### What is needed
Can you restate the lines of the entries below, word for word, from the first one through the line that includes "9.8e-13, 1.0e-12, 1.025e-12]"?
## Start Given records
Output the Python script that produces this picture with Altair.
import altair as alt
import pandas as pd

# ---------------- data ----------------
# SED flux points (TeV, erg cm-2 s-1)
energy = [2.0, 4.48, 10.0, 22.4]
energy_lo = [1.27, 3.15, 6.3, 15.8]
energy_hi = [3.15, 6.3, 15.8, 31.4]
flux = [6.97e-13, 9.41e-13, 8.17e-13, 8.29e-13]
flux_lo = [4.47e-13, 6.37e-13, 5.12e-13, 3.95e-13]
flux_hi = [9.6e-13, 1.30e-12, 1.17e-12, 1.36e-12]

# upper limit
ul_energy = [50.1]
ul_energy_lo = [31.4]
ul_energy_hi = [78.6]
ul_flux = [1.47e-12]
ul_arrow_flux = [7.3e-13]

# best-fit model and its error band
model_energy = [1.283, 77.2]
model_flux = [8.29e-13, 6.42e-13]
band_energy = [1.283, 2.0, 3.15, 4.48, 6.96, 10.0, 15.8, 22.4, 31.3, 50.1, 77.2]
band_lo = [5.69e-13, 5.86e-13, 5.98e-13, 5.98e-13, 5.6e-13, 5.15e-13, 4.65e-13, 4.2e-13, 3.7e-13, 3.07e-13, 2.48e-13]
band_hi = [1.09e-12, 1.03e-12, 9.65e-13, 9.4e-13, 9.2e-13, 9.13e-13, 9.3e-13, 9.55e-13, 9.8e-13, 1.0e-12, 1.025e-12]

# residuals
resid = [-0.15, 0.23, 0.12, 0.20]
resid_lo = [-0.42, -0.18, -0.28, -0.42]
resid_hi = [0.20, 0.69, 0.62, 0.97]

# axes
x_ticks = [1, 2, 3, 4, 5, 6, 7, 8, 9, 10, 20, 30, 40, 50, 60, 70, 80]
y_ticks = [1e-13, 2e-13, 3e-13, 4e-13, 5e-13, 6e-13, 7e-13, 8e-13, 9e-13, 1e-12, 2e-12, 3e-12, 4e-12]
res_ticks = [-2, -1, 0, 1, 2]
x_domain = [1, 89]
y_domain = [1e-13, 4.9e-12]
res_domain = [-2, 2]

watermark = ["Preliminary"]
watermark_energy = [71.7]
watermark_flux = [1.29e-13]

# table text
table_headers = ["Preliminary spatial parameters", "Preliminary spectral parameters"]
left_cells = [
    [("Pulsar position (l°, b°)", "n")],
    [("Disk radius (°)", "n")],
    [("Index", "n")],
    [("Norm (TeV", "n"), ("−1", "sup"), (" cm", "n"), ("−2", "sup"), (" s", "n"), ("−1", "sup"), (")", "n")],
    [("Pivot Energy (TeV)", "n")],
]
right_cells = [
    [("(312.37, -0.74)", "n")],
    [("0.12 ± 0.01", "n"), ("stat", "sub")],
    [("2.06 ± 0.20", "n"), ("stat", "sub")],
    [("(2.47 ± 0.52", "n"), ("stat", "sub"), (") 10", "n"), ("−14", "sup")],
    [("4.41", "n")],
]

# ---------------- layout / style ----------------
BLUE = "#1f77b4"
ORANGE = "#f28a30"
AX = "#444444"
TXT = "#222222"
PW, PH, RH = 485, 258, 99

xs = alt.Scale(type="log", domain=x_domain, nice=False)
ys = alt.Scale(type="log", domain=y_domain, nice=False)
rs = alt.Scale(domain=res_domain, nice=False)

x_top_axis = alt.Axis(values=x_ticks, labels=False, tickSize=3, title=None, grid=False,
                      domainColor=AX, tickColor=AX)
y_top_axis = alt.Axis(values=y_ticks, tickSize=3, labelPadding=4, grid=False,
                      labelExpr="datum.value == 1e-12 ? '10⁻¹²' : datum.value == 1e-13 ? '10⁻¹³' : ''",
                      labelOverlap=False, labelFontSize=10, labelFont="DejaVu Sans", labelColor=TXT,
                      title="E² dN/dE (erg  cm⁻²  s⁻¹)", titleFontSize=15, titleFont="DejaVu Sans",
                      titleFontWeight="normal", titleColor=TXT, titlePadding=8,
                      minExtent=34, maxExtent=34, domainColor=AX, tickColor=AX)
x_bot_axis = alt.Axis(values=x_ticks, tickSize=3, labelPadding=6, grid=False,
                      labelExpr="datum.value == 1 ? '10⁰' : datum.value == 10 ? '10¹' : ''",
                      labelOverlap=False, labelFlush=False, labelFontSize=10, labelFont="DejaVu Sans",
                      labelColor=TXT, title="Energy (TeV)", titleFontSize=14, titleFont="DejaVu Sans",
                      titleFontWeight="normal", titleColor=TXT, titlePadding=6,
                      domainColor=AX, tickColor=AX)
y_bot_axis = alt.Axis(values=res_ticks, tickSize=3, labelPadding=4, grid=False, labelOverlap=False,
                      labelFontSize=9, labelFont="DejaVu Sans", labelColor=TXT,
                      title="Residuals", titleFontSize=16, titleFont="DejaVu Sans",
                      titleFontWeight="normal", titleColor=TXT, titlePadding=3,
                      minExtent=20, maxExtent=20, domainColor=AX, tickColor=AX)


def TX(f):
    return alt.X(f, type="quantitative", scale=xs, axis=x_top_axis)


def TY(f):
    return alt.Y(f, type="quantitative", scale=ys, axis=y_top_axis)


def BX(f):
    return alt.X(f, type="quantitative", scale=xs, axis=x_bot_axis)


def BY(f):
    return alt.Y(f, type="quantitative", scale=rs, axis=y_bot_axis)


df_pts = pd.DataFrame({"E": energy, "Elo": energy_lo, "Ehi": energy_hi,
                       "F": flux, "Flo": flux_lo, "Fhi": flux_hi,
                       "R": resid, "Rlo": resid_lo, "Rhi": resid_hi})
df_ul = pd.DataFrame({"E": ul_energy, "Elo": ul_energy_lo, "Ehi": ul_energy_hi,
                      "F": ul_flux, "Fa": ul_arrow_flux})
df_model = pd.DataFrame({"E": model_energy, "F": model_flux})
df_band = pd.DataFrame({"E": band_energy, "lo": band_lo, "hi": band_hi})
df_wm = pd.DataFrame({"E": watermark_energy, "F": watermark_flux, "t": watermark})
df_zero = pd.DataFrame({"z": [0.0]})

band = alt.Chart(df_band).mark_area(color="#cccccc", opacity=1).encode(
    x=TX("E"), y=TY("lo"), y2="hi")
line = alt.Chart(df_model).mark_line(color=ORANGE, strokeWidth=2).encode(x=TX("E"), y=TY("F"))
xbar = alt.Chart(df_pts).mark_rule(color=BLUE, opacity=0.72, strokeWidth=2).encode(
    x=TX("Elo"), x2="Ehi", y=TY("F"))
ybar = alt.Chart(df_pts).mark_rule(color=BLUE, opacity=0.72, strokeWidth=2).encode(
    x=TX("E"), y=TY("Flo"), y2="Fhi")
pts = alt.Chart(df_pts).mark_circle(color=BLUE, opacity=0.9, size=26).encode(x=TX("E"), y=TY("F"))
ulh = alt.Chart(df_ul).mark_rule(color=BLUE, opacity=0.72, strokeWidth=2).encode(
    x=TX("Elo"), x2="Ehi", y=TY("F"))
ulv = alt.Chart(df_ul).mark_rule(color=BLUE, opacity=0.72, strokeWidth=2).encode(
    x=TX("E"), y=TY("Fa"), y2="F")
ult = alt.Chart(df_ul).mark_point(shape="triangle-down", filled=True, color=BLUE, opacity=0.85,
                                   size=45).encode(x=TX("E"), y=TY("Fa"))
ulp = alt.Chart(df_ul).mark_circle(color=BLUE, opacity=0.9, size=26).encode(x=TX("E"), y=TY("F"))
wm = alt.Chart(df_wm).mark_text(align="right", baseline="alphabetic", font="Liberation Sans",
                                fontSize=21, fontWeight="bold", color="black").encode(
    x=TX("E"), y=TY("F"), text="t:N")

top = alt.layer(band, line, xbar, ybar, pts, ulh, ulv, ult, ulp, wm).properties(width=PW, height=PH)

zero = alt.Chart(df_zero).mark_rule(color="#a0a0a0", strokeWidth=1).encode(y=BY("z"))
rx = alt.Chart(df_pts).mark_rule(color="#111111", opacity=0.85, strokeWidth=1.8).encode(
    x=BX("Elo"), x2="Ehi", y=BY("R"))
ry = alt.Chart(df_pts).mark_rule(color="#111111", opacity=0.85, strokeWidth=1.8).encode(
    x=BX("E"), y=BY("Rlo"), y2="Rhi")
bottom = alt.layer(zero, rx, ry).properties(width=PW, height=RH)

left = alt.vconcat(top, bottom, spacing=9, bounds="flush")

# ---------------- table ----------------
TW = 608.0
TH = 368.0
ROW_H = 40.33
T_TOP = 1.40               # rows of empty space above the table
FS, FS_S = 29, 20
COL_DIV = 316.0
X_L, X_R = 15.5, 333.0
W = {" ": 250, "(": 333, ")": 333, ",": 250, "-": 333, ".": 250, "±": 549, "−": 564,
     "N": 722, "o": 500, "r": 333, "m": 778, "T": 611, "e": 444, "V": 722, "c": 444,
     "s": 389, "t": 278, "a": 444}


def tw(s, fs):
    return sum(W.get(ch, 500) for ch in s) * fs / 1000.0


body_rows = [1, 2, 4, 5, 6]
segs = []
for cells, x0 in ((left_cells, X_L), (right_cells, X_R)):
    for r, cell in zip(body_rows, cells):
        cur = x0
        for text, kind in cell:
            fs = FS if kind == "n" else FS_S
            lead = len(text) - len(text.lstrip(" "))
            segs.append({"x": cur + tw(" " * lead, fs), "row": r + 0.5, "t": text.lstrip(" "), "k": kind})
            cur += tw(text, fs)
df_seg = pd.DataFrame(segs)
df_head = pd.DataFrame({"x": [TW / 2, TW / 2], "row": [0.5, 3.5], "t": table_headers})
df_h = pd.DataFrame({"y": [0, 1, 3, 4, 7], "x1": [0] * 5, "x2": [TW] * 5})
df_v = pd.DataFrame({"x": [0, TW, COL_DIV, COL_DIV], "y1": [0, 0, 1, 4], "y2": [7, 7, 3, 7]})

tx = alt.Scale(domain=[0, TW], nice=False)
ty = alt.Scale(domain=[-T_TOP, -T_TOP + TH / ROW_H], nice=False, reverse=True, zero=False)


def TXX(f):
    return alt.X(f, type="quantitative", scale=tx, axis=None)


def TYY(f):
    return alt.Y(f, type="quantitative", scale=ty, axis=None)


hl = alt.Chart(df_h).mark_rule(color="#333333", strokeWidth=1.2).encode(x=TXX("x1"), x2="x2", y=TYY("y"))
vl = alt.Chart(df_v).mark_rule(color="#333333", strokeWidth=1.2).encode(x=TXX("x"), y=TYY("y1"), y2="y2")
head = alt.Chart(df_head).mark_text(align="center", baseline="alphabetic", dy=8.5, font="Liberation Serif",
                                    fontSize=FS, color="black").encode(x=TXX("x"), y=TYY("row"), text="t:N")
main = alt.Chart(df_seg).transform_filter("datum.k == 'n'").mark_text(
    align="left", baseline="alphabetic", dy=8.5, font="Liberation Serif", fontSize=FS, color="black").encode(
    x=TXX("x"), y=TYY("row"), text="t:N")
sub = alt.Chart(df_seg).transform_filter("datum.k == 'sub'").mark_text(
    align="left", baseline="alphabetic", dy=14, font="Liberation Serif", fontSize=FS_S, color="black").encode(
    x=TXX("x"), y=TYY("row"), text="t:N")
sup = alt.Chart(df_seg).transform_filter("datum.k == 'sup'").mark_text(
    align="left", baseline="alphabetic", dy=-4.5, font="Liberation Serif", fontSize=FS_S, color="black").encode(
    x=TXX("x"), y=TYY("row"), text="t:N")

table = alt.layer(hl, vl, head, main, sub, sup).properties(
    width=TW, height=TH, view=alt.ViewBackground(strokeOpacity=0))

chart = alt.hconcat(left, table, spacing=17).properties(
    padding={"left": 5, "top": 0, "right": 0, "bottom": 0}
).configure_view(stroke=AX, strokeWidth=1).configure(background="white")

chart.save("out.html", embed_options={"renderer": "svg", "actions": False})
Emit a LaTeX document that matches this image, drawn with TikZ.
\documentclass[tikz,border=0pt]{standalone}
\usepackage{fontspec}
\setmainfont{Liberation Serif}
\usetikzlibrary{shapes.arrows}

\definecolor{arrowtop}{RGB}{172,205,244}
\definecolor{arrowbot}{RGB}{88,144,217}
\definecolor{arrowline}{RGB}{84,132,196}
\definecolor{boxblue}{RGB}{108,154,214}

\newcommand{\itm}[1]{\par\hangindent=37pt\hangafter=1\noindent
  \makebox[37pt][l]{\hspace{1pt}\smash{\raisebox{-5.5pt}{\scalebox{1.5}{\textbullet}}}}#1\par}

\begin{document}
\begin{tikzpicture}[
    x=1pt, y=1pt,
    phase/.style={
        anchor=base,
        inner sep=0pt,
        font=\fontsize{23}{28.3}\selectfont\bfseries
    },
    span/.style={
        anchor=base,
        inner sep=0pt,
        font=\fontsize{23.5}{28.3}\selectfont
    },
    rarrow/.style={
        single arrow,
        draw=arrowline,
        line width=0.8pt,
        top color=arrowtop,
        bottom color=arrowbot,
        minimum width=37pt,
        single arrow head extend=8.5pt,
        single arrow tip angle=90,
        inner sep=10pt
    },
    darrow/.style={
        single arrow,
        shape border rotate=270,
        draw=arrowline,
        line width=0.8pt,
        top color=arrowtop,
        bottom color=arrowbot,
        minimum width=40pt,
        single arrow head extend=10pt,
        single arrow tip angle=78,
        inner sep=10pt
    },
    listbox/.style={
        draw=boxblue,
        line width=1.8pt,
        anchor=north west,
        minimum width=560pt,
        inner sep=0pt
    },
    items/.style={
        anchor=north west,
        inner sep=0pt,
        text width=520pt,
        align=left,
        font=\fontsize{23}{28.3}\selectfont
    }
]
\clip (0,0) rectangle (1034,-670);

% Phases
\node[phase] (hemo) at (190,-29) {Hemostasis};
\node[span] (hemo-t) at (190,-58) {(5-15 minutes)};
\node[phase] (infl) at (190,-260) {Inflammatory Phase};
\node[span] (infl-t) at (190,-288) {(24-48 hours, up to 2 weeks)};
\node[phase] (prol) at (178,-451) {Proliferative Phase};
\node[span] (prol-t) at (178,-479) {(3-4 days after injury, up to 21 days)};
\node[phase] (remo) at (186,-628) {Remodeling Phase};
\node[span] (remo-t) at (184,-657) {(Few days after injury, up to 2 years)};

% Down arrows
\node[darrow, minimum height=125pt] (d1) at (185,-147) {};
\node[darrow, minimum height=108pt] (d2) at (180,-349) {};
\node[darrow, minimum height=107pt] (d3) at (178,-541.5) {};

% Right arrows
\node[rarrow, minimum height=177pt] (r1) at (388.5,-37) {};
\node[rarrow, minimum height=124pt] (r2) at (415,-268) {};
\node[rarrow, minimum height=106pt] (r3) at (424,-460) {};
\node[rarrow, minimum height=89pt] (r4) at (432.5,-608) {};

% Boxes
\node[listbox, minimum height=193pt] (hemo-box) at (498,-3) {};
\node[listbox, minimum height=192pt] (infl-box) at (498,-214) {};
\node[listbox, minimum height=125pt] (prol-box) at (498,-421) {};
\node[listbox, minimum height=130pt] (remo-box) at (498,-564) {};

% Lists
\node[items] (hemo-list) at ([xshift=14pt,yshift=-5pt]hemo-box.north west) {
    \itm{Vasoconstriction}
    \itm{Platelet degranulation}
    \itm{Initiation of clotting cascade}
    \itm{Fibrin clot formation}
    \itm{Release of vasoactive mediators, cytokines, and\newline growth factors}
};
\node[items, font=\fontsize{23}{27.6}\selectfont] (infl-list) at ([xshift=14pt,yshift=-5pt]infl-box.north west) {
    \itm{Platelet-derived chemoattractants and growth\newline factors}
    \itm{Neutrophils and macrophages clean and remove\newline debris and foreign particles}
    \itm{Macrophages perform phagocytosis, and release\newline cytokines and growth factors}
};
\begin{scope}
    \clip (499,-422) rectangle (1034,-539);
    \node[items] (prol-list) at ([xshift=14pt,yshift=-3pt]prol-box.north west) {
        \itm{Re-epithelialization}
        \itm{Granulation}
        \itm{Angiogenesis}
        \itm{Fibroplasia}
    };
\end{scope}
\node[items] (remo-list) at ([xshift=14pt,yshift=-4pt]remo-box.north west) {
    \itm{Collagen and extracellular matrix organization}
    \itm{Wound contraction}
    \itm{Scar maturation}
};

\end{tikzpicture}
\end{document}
## End Given records
### Completed task
Output the Python script that produces this picture with Altair.
import altair as alt
import pandas as pd

# ---------------- data ----------------
# SED flux points (TeV, erg cm-2 s-1)
energy = [2.0, 4.48, 10.0, 22.4]
energy_lo = [1.27, 3.15, 6.3, 15.8]
energy_hi = [3.15, 6.3, 15.8, 31.4]
flux = [6.97e-13, 9.41e-13, 8.17e-13, 8.29e-13]
flux_lo = [4.47e-13, 6.37e-13, 5.12e-13, 3.95e-13]
flux_hi = [9.6e-13, 1.30e-12, 1.17e-12, 1.36e-12]

# upper limit
ul_energy = [50.1]
ul_energy_lo = [31.4]
ul_energy_hi = [78.6]
ul_flux = [1.47e-12]
ul_arrow_flux = [7.3e-13]

# best-fit model and its error band
model_energy = [1.283, 77.2]
model_flux = [8.29e-13, 6.42e-13]
band_energy = [1.283, 2.0, 3.15, 4.48, 6.96, 10.0, 15.8, 22.4, 31.3, 50.1, 77.2]
band_lo = [5.69e-13, 5.86e-13, 5.98e-13, 5.98e-13, 5.6e-13, 5.15e-13, 4.65e-13, 4.2e-13, 3.7e-13, 3.07e-13, 2.48e-13]
band_hi = [1.09e-12, 1.03e-12, 9.65e-13, 9.4e-13, 9.2e-13, 9.13e-13, 9.3e-13, 9.55e-13, 9.8e-13, 1.0e-12, 1.025e-12]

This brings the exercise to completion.